10pm – We returned home to a barren wasteland. A toilet that couldn’t be flushed, a toothbrush that must be used dry, pets’ water bowls that were getting rather low. The news was bleak: they were expecting repairs to take a full 48 hours.

11am this morning – Fortunately, Hubby’s parents are dab hands at getting through such situations and most generous in sharing their expertise with a useless daughter-in-law. I’d spent most of the morning melting snow in a pan over the hob, trying to fill the toilet tank , when father-in-law appeared with a huge barrel of water for exactly that purpose, two big bottles of water for cooking, teeth cleanings and other such necessities and a large pack of bottles for the drinking of. It was a relief to stop having to melt jugs of snow, the last batch having defrosted to reveal a tiny, solid lump of dog poo.

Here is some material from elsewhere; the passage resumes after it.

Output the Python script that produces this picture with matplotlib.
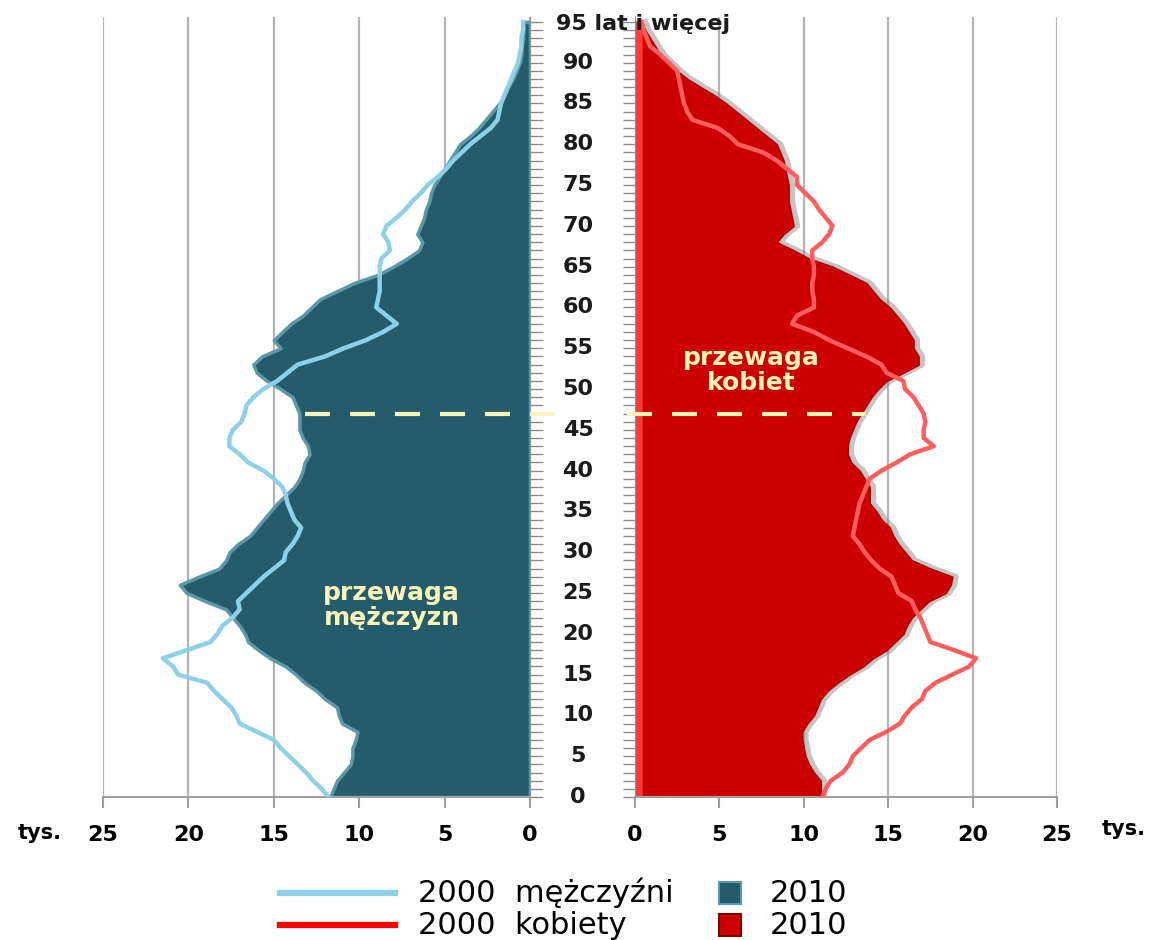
import numpy as np
import matplotlib
matplotlib.use("Agg")
import matplotlib.pyplot as plt
from matplotlib.lines import Line2D
from matplotlib.transforms import blended_transform_factory

# wiek 0..95 (95 = 95 lat i więcej), wartości w tys.
ages = np.arange(0, 96)

men_2010 = [11.7, 11.5, 11.3, 10.9, 10.5, 10.4, 10.4, 10.2, 10.1, 11.0,
            11.2, 11.3, 12.0, 12.5, 13.2, 13.7, 14.3, 15.2, 15.9, 16.5,
            16.7, 17.0, 17.4, 17.8, 19.0, 20.1, 20.5, 19.4, 18.2, 17.8,
            17.6, 17.1, 16.4, 16.0, 15.6, 15.2, 14.8, 14.3, 13.8, 13.5,
            13.3, 13.2, 12.9, 13.0, 13.3, 13.5, 13.5, 13.5, 13.7, 13.9,
            14.6, 15.4, 16.0, 16.2, 15.7, 14.6, 15.0, 14.5, 14.0, 13.3,
            12.8, 12.3, 11.3, 10.3, 8.9, 8.0, 7.2, 6.5, 6.3, 6.6,
            6.4, 6.2, 6.1, 5.9, 5.8, 5.6, 5.3, 5.0, 4.7, 4.4,
            4.1, 3.5, 3.0, 2.6, 2.2, 1.8, 1.5, 1.3, 1.0, 0.8,
            0.6, 0.5, 0.5, 0.4, 0.4, 0.4]

men_2000 = [11.8, 12.2, 12.7, 13.1, 13.6, 14.1, 14.6, 15.0, 16.0, 17.0,
            17.2, 17.5, 18.0, 18.5, 18.9, 20.6, 20.9, 21.5, 20.1, 18.7,
            18.3, 18.0, 17.4, 17.0, 17.1, 16.6, 16.1, 15.6, 15.0, 14.4,
            14.3, 13.9, 13.6, 13.4, 13.8, 14.0, 14.2, 14.3, 14.5, 15.0,
            15.6, 16.5, 17.0, 17.6, 17.6, 17.4, 16.9, 16.7, 16.6, 16.2,
            15.6, 14.8, 14.2, 13.6, 12.0, 10.9, 9.6, 8.6, 7.8, 8.4,
            9.0, 8.9, 8.8, 8.8, 8.8, 8.8, 8.7, 8.2, 8.3, 8.6,
            8.4, 7.8, 7.3, 6.9, 6.4, 6.0, 5.4, 4.9, 4.5, 4.0,
            3.5, 2.9, 2.3, 1.9, 1.8, 1.7, 1.5, 1.3, 1.1, 0.9,
            0.7, 0.6, 0.5, 0.5, 0.4, 0.4]

women_2010 = [11.0, 11.0, 11.0, 10.6, 10.3, 10.1, 10.0, 9.9, 9.9, 10.2,
              10.6, 10.8, 11.0, 11.4, 12.0, 12.7, 13.5, 14.1, 14.9, 15.4,
              15.9, 16.1, 16.4, 16.9, 17.4, 18.4, 18.7, 18.8, 17.5, 16.4,
              16.0, 15.6, 15.3, 15.1, 14.6, 14.3, 13.9, 13.9, 13.9, 13.6,
              13.3, 12.8, 12.6, 12.6, 12.7, 12.9, 13.1, 13.4, 13.7, 14.0,
              14.4, 14.9, 15.9, 16.8, 16.8, 16.5, 16.5, 16.2, 15.9, 15.5,
              15.1, 14.5, 14.1, 13.7, 12.7, 11.7, 10.3, 9.4, 8.4, 8.8,
              9.4, 9.3, 9.2, 9.1, 9.1, 9.1, 9.0, 8.9, 8.8, 8.6,
              8.4, 7.8, 7.2, 6.6, 6.0, 5.4, 4.7, 3.9, 3.1, 2.5,
              2.0, 1.5, 1.2, 0.9, 0.6, 0.4]

women_2000 = [11.1, 11.3, 11.6, 12.3, 12.7, 12.9, 13.4, 13.9, 14.9, 15.7,
              16.0, 16.4, 17.0, 17.2, 17.8, 18.8, 19.8, 20.2, 18.9, 17.5,
              17.3, 17.1, 16.9, 16.6, 16.4, 15.6, 15.4, 15.2, 14.5, 14.0,
              13.6, 13.3, 12.9, 13.0, 13.1, 13.2, 13.3, 13.5, 13.7, 13.9,
              14.6, 15.5, 16.3, 17.7, 17.1, 17.1, 17.2, 17.1, 16.8, 16.5,
              16.0, 15.9, 14.9, 14.6, 13.7, 12.6, 11.5, 10.6, 9.3, 9.6,
              10.6, 10.6, 10.5, 10.5, 10.6, 10.6, 10.5, 10.5, 11.1, 11.5,
              11.7, 11.3, 10.9, 10.6, 10.1, 9.6, 9.6, 9.0, 8.4, 7.6,
              6.1, 5.6, 4.9, 3.4, 3.1, 2.9, 2.8, 2.7, 2.6, 2.5,
              2.0, 1.5, 0.9, 0.7, 0.5, 0.4]

age_labels = [str(a) for a in range(0, 95, 5)]
x_ticks = [0, 5, 10, 15, 20, 25]
split_age = 47  # linia przerywana
men_note_pos = (8.1, 23.5)
women_note_pos = (6.9, 52.3)

teal = "#245c6c"
teal_edge = "#5b98a8"
light_blue = "#8ed1e6"
red = "#cc0000"
pink_red = "#ff5e5e"
cream = "#fbf6b8"
grid_col = "#b4b4b4"

W, H = 1152, 940
fig = plt.figure(figsize=(W / 100, H / 100), dpi=100)
fig.patch.set_facecolor("white")

ax_l = fig.add_axes([103 / W, 143 / H, 427 / W, 780 / H])
ax_r = fig.add_axes([635 / W, 143 / H, 422 / W, 780 / H])

for ax in (ax_l, ax_r):
    ax.set_ylim(0, 95.6)
    ax.set_xlim(0, 25)
    ax.set_axisbelow(True)
    ax.grid(axis="x", color=grid_col, linewidth=1.6)
    ax.grid(axis="y", visible=False)
    ax.set_xticks(x_ticks)
    ax.set_xticklabels([str(t) for t in x_ticks])
    ax.set_yticks(ages)
    ax.set_yticklabels([])
    ax.tick_params(axis="x", direction="out", length=8, width=1.5, color="#a0a0a0",
                   labelsize=16, pad=12)
    ax.tick_params(axis="y", direction="out", length=9, width=1.0, color="#8c8c8c")
    for lab in ax.get_xticklabels():
        lab.set_fontweight("bold")
    ax.spines["top"].set_visible(False)
    ax.spines["bottom"].set_color("#a0a0a0")
    ax.spines["bottom"].set_linewidth(1.5)

ax_l.invert_xaxis()
ax_l.spines["left"].set_visible(False)
ax_l.spines["right"].set_color("#8c8c8c")
ax_l.yaxis.tick_right()
ax_r.spines["right"].set_visible(False)
ax_r.spines["left"].set_color("#8c8c8c")
ax_r.yaxis.tick_left()

# mężczyźni
ax_l.fill_betweenx(ages, 0, men_2010, facecolor=teal, edgecolor=teal_edge,
                   linewidth=2.5, zorder=2)
ax_l.plot(men_2000, ages, color=light_blue, linewidth=3.2, zorder=3,
          solid_joinstyle="round")

# kobiety
ax_r.plot(np.array(women_2010) + 0.22, ages, color="#8a8a8a", alpha=0.5,
          linewidth=4, zorder=1.5)
ax_r.fill_betweenx(ages, 0, women_2010, facecolor=red, edgecolor="#b00000",
                   linewidth=1.2, zorder=2)
ax_r.fill_betweenx(ages, 0, np.minimum(women_2010, 0.45), facecolor="#ff3b3b",
                   edgecolor="none", zorder=2.1)
ax_r.plot(women_2000, ages, color=pink_red, linewidth=3.2, zorder=3,
          solid_joinstyle="round")

# linia przerywana
ax_l.plot([13.2, -1.6], [split_age, split_age], color=cream, linewidth=3,
          dashes=(6, 4.8), clip_on=False, zorder=4)
ax_r.plot([-0.5, 13.7], [split_age, split_age], color=cream, linewidth=3,
          dashes=(6, 4.8), clip_on=False, zorder=4)

ax_l.text(men_note_pos[0], men_note_pos[1], "przewaga\nmężczyzn", color=cream,
          fontsize=18, fontweight="bold", ha="center", va="center",
          linespacing=1.05, zorder=5)
ax_r.text(women_note_pos[0], women_note_pos[1], "przewaga\nkobiet", color=cream,
          fontsize=18, fontweight="bold", ha="center", va="center",
          linespacing=1.05, zorder=5)

# etykiety wieku pośrodku
tr = blended_transform_factory(fig.transFigure, ax_l.transData)
for lab in age_labels:
    fig.text(578 / W, int(lab), lab, transform=tr, ha="center", va="center",
             fontsize=16, fontweight="bold", color="#1a1a1a")
fig.text(556 / W, 94.8, "95 lat i więcej", transform=tr, ha="left", va="center",
         fontsize=16, fontweight="bold", color="#1a1a1a", zorder=10)

fig.text(40 / W, 1 - 833 / H, "tys.", ha="center", va="center", fontsize=15,
         fontweight="bold")
fig.text(1124 / W, 1 - 829 / H, "tys.", ha="center", va="center", fontsize=15,
         fontweight="bold")

# legenda
y1 = 1 - 893 / H
y2 = 1 - 925 / H
fig.add_artist(Line2D([280 / W, 395 / W], [y1, y1], color=light_blue, linewidth=4.5,
                      transform=fig.transFigure))
fig.add_artist(Line2D([280 / W, 395 / W], [y2, y2], color="#ff0000", linewidth=4.5,
                      transform=fig.transFigure))
fig.add_artist(Line2D([730 / W], [y1], marker="s", markersize=16, color=teal,
                      markeredgecolor=teal_edge, markeredgewidth=1.5,
                      transform=fig.transFigure))
fig.add_artist(Line2D([730 / W], [y2], marker="s", markersize=16, color=red,
                      markeredgecolor="#7a0000", markeredgewidth=1.5,
                      transform=fig.transFigure))
fig.text(418 / W, y1, "2000  mężczyźni", va="center", ha="left", fontsize=22)
fig.text(418 / W, y2, "2000  kobiety", va="center", ha="left", fontsize=22)
fig.text(770 / W, y1, "2010", va="center", ha="left", fontsize=22)
fig.text(770 / W, y2, "2010", va="center", ha="left", fontsize=22)

fig.savefig("out.png", dpi=100)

2pm – Hourly check of the taps rewarded us with a slow, plaintive trickle. It took a while, but I did everything I could think of involving water, just in case it disappeared again. I filled water bowls, washed up the ever-increasing pile of plates, filled a pan of water for dinnertime cooking and went about  my business.

5pm – The trickle had once again become a proper flow, albeit a little less enthusiastic than usual. I was even able to have a quick shower, so I no longer smell like I’ve gone off. All is once again well.

I’ve been through a few hours of water outages many times, but it’s not quite the same in the city (it was only ever a particular area that went without, and one’s social circle tends to be spread out. If I couldn’t shower before I left the house, I could always pop in to a friend’s place, or wait till I got to work and use the shower there). I vaguely remember quite a serious one when I was little, but all I really recall is sipping on a juice carton while feeling smug that nobody could make me have a bath that night.

I think I did quite well today, under the circumstances. Not that I can take much credit for it, to be completely honest; my contribution was limited to half a tank of toilet water and a small piece of dog poo.